The adcc project consists of two main components, namely the adcc python library and the hybrid C++/Python libadcc library.

The distribution of workload is such that libadcc is responsible for:

  • Interaction with the underlying linear algebra backend, i.e. the tensor library
  • A unified interface to import Hartree-Fock results into the tensor library

In contrast the adcc Python module

  • Implements iterative numerical solver schemes (e.g. the Davidson diagonalisation)
  • Implements all working equations (Møller-Plesset perturbation theory and ADC matrix expressions)
  • Interacts with Python-based SCF codes
  • Provides high-level functionality and user interaction
  • Orchestrates the workflow of an ADC calculation
  • Implements analysis and visualisation of results.

The libadcc library makes use of Pybind11 to expose the necessary C++ functionality to Python.

The functionality of adcc has already been described in :ref:`performing-calculations` and :ref:`topics`. In fact many of the functions and classes described in these chapters are only partly implemented in adcc and inherit from components defined in libadcc, which is discussed in more detail in :ref:`libadcc-layer`.

Obtaining the adcc sources

The entire source code of adcc can be obtained from github, simply by cloning

git clone https://code.adc-connect.org

Building and testing libadcc and adcc can be achieved by

./setup.py test

Afterwards modifications on the adcc python level can be done at wish without re-running any build commands. If you modify source files in libadcc, make sure to re-run the ./setup.py test such that your changes are being compiled into the libadcc shared library.

setup.py reference

The setup.py script of adcc is a largely a typical setuptools script, but has a few additional commands and features worth knowing:

  • setup.py build_ext: Build the C++ part of adcc in the current directory.

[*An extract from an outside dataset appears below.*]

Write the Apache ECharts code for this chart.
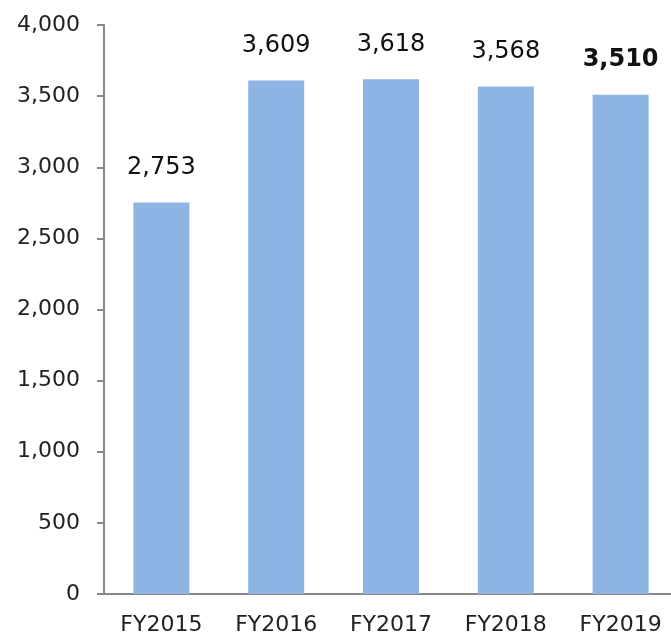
<!DOCTYPE html>
<html>
<head>
<meta charset="utf-8">
<script src="https://cdn.jsdelivr.net/npm/echarts@6/dist/echarts.min.js"></script>
<style>
  html, body { margin: 0; padding: 0; background: #fff; overflow: hidden; }
  #main { width: 678px; height: 640px; }
</style>
</head>
<body>
<div id="main"></div>
<script>
var categories = ['FY2015', 'FY2016', 'FY2017', 'FY2018', 'FY2019'];
var values = [2753, 3609, 3618, 3568, 3510];
var boldIndex = 4;

// the plot runs a few px past the right edge of the picture
var chart = echarts.init(document.getElementById('main'));

var seriesData = values.map(function (v, i) {
  var item = { value: v };
  if (i === boldIndex) {
    item.label = { fontWeight: 'bold' };
  }
  return item;
});

var option = {
  backgroundColor: '#fff',
  animation: false,
  grid: { left: 104, top: 25, bottom: 46, right: 0 },
  xAxis: {
    type: 'category',
    data: categories,
    axisLine: { lineStyle: { color: '#888', width: 2 } },
    axisTick: { length: 8, lineStyle: { color: '#888', width: 2 } },
    axisLabel: { color: '#222', fontSize: 22, fontFamily: 'DejaVu Sans', margin: 20 }
  },
  yAxis: {
    type: 'value',
    min: 0,
    max: 4000,
    interval: 500,
    axisLine: { show: true, lineStyle: { color: '#888', width: 2 } },
    axisTick: { show: true, length: 7, lineStyle: { color: '#888', width: 2 } },
    splitLine: { show: false },
    axisLabel: {
      color: '#222', fontSize: 22, fontFamily: 'DejaVu Sans', margin: 24,
      formatter: function (v) { return v.toLocaleString('en-US'); }
    }
  },
  series: [{
    type: 'bar',
    data: seriesData,
    barWidth: 56,
    itemStyle: { color: '#8EB4E3' },
    label: {
      show: true,
      position: 'top',
      distance: 23,
      color: '#111',
      fontSize: 24,
      fontFamily: 'DejaVu Sans',
      formatter: function (p) { return p.value.toLocaleString('en-US'); }
    }
  }]
};

chart.setOption(option);
</script>
</body>
</html>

  • setup.py test: Run the adcc unit tests via pytest. Implies build_ext. This command has a few useful options:

    • -m full: Run the full test suite not only the fast tests

    • -s: Skip updating the testdata

    • -a: Pass additional arguments to pytest (See pytest documentation). This is extremely valuable in combination with the -k and -s flags of pytest. For example

      ./setup.py test -a "-k 'functionality and adc2'"

      will run only the tests, which have the keywords "functionality" and "adc2" in their description.

  • setup.py build_docs: Build the documentation locally using Doxygen and Sphinx. See the section below for details.

  • setup.py cpptests: Build and run the C++ tests for libadcc

Documentation, documentation, documentation

This very document is created with Sphinx and Doxygen extracting parts of the content directly from the source code documentation. Building the documentation locally thus requires both these tools and additionally and a few Sphinx plugins (e.g. breathe). This can be achieved using

pip install adcc[build_docs]

On the Python-side we follow the numpy docstring standard.

Coding conventions

On the Python end, the repository contains a setup.cfg file, which largely defines the code conventions. Use your favourite flake8-plugin to ensure compliance. On the C++-end we provide .clang-format files, such that automatic formatting can be done with your favourite tool based on clang-format.